Much of If There's a Hell Below's themes relay anxieties buried deep, manifested as sound when they are unearthed.
Despite the fact that he’s been working steadily these last 12 years, Black Milk remains one of hip-hop’s most underrated artists. The rapper and producer began his solo career with the decidedly conventional 2005 release Sound of the City, which featured the burgeoning hints of the artist’s tweaked genius throughout. His follow-up, Popular Demand (2007), was another set of squarely hip-hop tunes which were slightly distended by some of the out-there production.
It wasn’t until 2008’s Tronic that Black Milk crossed the threshold of hip-hop convention and more than a few eyebrows were raised. An odd, surreal meshing of hip-hop and electronica, the chilly, metallic synths provided the rapper with an unusual dimension of space with which to explore his pondering rhymes.
Harder, syncopated funk featured on his next outing, 365, employing a much more live feel before he would return with the nightmare-infused No Poison No Paradise, an utterly bizarre descent into a hip-hop no man’s land of permanent twilight and android groove. Still trapped in a phantasmagorical limbo, Black Milk would transmit from this musical internment the mellow comedown of If There’s a Hell Below.
Now somewhat humanized after the robotic takeover of his last few works, the album levels all the rapper’s influences down to a mid-tempo hum of rhyme and groove.
Full of colour and texture, the beats on If There’s a Hell Below are constructed like prisms; they pulse coolly with the fluid dexterity of skilled production while perfectly retaining their diamond crystalline shape. Rhymes are at once lucid and knocked about with shuddering abandon and the chilled grooves are turned over with a precision mathematical. Much of the album’s themes relay anxieties buried deep, manifested as sound when they are unearthed; they burble up to the surface with a sonic language lean and Technicolor.
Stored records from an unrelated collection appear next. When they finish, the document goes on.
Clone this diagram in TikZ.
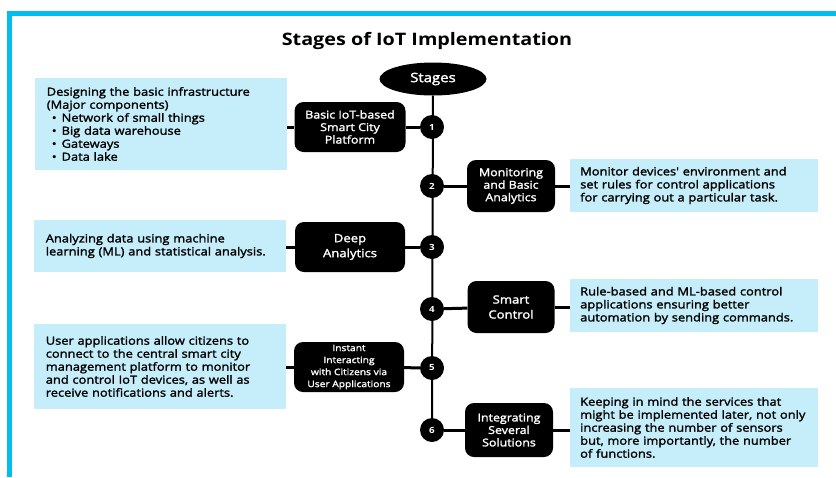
\documentclass[tikz,border=0pt]{standalone}
\usepackage{fontspec}
\setmainfont{Open Sans}[FakeStretch=1.15]
\newfontfamily\semibf{Open Sans}[FakeStretch=1.15, FakeBold=1.8]
\usetikzlibrary{positioning,shapes.geometric,backgrounds}

\definecolor{framecyan}{RGB}{0,190,240}
\definecolor{notecyan}{RGB}{198,238,250}

\tikzset{
    stagebox/.style={fill=black, text=white, rounded corners=9pt, align=center,
        inner sep=2pt, font=\semibf\fontsize{10.8}{12.5}\selectfont},
    stepdot/.style={circle, fill=black, text=white, minimum size=24pt, inner sep=0pt,
        font=\bfseries\fontsize{8.5}{8.5}\selectfont},
    note/.style={fill=notecyan, align=left, inner xsep=12pt, inner ysep=0pt,
        text width=228pt, font=\semibf\fontsize{11.2}{13}\selectfont},
    link/.style={line width=3pt},
}

\begin{document}
\begin{tikzpicture}[x=1pt, y=-1pt]
    \useasboundingbox (0,0) rectangle (836,477);

    % frame and title
    \draw[framecyan, line width=5pt] (9.5,477) -- (9.5,13.5) -- (836,13.5);
    \node[font=\bfseries\fontsize{17.2}{20}\selectfont] (title) at (427,41) {Stages of IoT Implementation};

    % spine with the numbered steps
    \node[ellipse, fill=black, text=white, minimum width=107pt, minimum height=33pt,
        font=\semibf\fontsize{13}{15}\selectfont] (stages) at (433,79) {Stages};
    \node[stepdot] (s1) at (432,127) {1};
    \node[stepdot] (s2) at (432,186) {2};
    \node[stepdot] (s3) at (432,247) {3};
    \node[stepdot] (s4) at (432,309) {4};
    \node[stepdot] (s5) at (432,368) {5};
    \node[stepdot] (s6) at (432,430) {6};

    % (1) basic platform
    \node[stagebox, minimum width=111pt, minimum height=50pt] (b1) at (350,127)
        {Basic IoT-based\\Smart City\\Platform};
    \node[note, minimum height=92pt, anchor=east] (n1) at (287,124)
        {Designing the basic infrastructure\\(Major components)\\
         \hspace*{5pt}\textbullet\hspace{5pt}Network of small things\\
         \hspace*{5pt}\textbullet\hspace{5pt}Big data warehouse\\
         \hspace*{5pt}\textbullet\hspace{5pt}Gateways\\
         \hspace*{5pt}\textbullet\hspace{5pt}Data lake};

    % (2) monitoring
    \node[stagebox, minimum width=88pt, minimum height=52pt] (b2) at (511,186)
        {Monitoring\\and Basic\\Analytics};
    \node[note, minimum height=53pt, anchor=west, inner xsep=10pt] (n2) at (570,185.5)
        {Monitor devices' environment and\\set rules for control applications\\for carrying out a particular task.};

    % (3) deep analytics
    \node[stagebox, minimum width=110pt, minimum height=50pt,
        font=\semibf\fontsize{11.4}{15}\selectfont] (b3) at (350,247) {Deep\\Analytics};
    \node[note, minimum height=52pt, anchor=east] (n3) at (286,246)
        {Analyzing data using machine\\learning (ML) and statistical analysis.};

    % (4) smart control
    \node[stagebox, minimum width=87pt, minimum height=52pt,
        font=\semibf\fontsize{11.4}{15}\selectfont] (b4) at (511,307) {Smart\\Control};
    \node[note, minimum height=53pt, anchor=west, inner xsep=10pt] (n4) at (570,305.5)
        {Rule-based and ML-based control\\applications ensuring better\\automation by sending commands.};

    % (5) user applications
    \node[stagebox, minimum width=110pt, minimum height=50pt,
        font=\semibf\fontsize{8.9}{12}\selectfont] (b5) at (349,367)
        {Instant\\Interacting\\with Citizens via\\User Applications};
    \node[note, minimum height=85pt, anchor=east] (n5) at (286,366.5)
        {User applications allow citizens to\\connect to the central smart city\\management platform to monitor\\and control IoT devices, as well as\\receive notifications and alerts.};

    % (6) integration
    \node[stagebox, minimum width=88pt, minimum height=54pt] (b6) at (509,430)
        {Integrating\\Several\\Solutions};
    \node[note, minimum height=79pt, anchor=west, inner xsep=10pt] (n6) at (570,427.5)
        {Keeping in mind the services that\\might be implemented later, not only\\increasing the number of sensors\\but, more importantly, the number\\of functions.};

    % connectors behind the boxes
    \begin{scope}[on background layer]
        \draw[line width=2pt] (stages) -- (s6);
        \draw[link] (s1) -- (b1);
        \draw[link] (b1.west) -- (b1.west -| n1.east);
        \draw[link] (s2) -- (b2);
        \draw[link] (b2.east) -- (b2.east -| n2.west);
        \draw[link] (s3) -- (b3);
        \draw[link] (b3.west) -- (b3.west -| n3.east);
        \draw[link] (s4) -- (b4);
        \draw[link] (b4.east) -- (b4.east -| n4.west);
        \draw[link] (s5) -- (b5);
        \draw[link] (b5.west) -- (b5.west -| n5.east);
        \draw[link] (s6) -- (b6);
        \draw[link] (b6.east) -- (b6.east -| n6.west);
    \end{scope}
\end{tikzpicture}
\end{document}
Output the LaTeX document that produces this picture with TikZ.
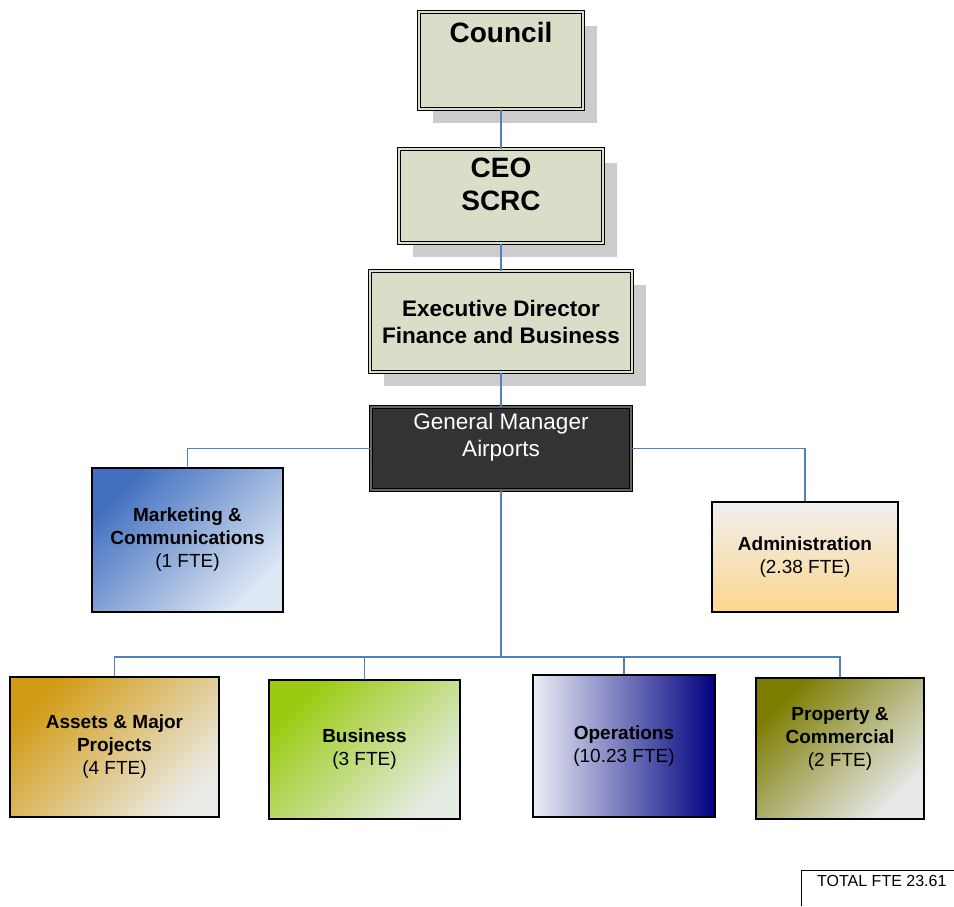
\documentclass[tikz,border=0pt]{standalone}
\usepackage{fontspec}
\setmainfont{Liberation Sans}
\usepackage{tikz}
\usetikzlibrary{shadows}
\definecolor{sage}{RGB}{217,222,201}
\definecolor{shadowGray}{RGB}{204,204,204}
\definecolor{gmGray}{RGB}{51,51,51}
\definecolor{linkBlue}{RGB}{79,129,189}
\definecolor{mcDark}{RGB}{66,112,192}
\definecolor{mcLight}{RGB}{222,232,244}
\definecolor{admTop}{RGB}{240,240,240}
\definecolor{admBottom}{RGB}{252,214,142}
\definecolor{ampDark}{RGB}{210,155,20}
\definecolor{ampLight}{RGB}{234,234,230}
\definecolor{busDark}{RGB}{155,202,16}
\definecolor{busLight}{RGB}{228,236,228}
\definecolor{opsLeft}{RGB}{234,238,246}
\definecolor{opsRight}{RGB}{0,0,128}
\definecolor{pcDark}{RGB}{124,124,0}
\definecolor{pcLight}{RGB}{232,234,234}
\tikzstyle{headBox} = [
                rectangle,
                draw=black,
                line width=1pt,
                double=sage,
                double distance=1.8pt,
                fill=sage,
                align=center,
                inner sep=2pt,
                drop shadow={shadow xshift=14pt, shadow yshift=-14pt, fill=shadowGray, opacity=1}
            ]
\tikzstyle{gmBox} = [
                rectangle,
                draw=black,
                line width=1pt,
                double=black!60,
                double distance=1.8pt,
                fill=gmGray,
                text=white,
                align=center,
                inner sep=2pt,
                font=\fontsize{22.5}{27}\selectfont
            ]
\tikzstyle{unitBox} = [
                rectangle,
                draw=black,
                line width=1.6pt,
                align=center,
                inner sep=2pt,
                font=\fontsize{19}{23}\selectfont\bfseries
            ]
\tikzstyle{link} = [draw=linkBlue, line width=1.1pt]

\begin{document}
\begin{tikzpicture}[x=1pt, y=-1pt]
\useasboundingbox (0,0) rectangle (954,906);
\node (council) [headBox, minimum width=164pt, minimum height=97pt, font=\fontsize{28}{28.5}\selectfont\bfseries] at (501,60.5) {Council\\~\\~};
\node (ceo) [headBox, minimum width=204pt, minimum height=94pt, font=\fontsize{28}{33.6}\selectfont\bfseries] at (501,196) {CEO\\SCRC\\[-10pt]~};
\node (ed) [headBox, minimum width=262pt, minimum height=101pt, font=\fontsize{22.5}{27}\selectfont\bfseries] at (501,321.5) {Executive Director\\Finance and Business};
\node (gm) [gmBox, minimum width=260pt, minimum height=83pt] at (501,448.5) {General Manager\\Airports\\~};
\node (mc) [unitBox, minimum width=191pt, minimum height=144pt, top color=mcDark, middle color=mcDark!85!mcLight, bottom color=mcLight, shading angle=45] at (187.5,540) {Marketing \&\\Communications\\\mdseries(1 FTE)};
\node (adm) [unitBox, minimum width=186pt, minimum height=110pt, top color=admTop, bottom color=admBottom] at (805,557) {Administration\\\mdseries(2.38 FTE)};
\node (amp) [unitBox, minimum width=209pt, minimum height=140pt, top color=ampDark, middle color=ampDark!70!ampLight, bottom color=ampLight, shading angle=45] at (114.5,747) {Assets \& Major\\Projects\\\mdseries(4 FTE)};
\node (bus) [unitBox, minimum width=191pt, minimum height=139pt, top color=busDark, middle color=busDark!65!busLight, bottom color=busLight, shading angle=45] at (364.5,749.5) {Business\\\mdseries(3 FTE)};
\node (ops) [unitBox, minimum width=182pt, minimum height=142pt, left color=opsLeft, right color=opsRight] at (624,746) {Operations\\\mdseries(10.23 FTE)};
\node (pc) [unitBox, minimum width=168pt, minimum height=141pt, top color=pcDark, middle color=pcDark!70!pcLight, bottom color=pcLight, shading angle=45] at (840,748.5) {Property \&\\Commercial\\\mdseries(2 FTE)\\~};
\coordinate (hub) at (501,657);
\draw [link] (council) -- (ceo);
\draw [link] (ceo) -- (ed);
\draw [link] (ed) -- (gm);
\draw [link] (gm.west) -| (mc.north);
\draw [link] (gm.east) -| (adm.north);
\draw [link] (gm) -- (hub);
\draw [link] (hub) -| (amp.north);
\draw [link] (hub) -| (bus.north);
\draw [link] (hub) -| (ops.north);
\draw [link] (hub) -| (pc.north);
\node (total) [anchor=west, inner sep=0pt, font=\fontsize{16}{19}\selectfont] at (817,881) {TOTAL FTE 23.61};
\coordinate (totalCorner) at (801,870);
\draw [line width=0.8pt] (801,906) -- (totalCorner) -- (954,870);
\end{tikzpicture}
\end{document}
As Black Milk’s work becomes ever more experimental, moving further into the worlds of jazz and electronica, his use of melodic structures has become more pronounced, such as on the album’s single, “What It’s Worth”. A gently pillowing groove of soft funk, the single reveals the rapper’s primary vocation of musical reinvention: to flood hip-hop’s nerve endings with a vibrant sensorium, resulting in sound you can see and feel.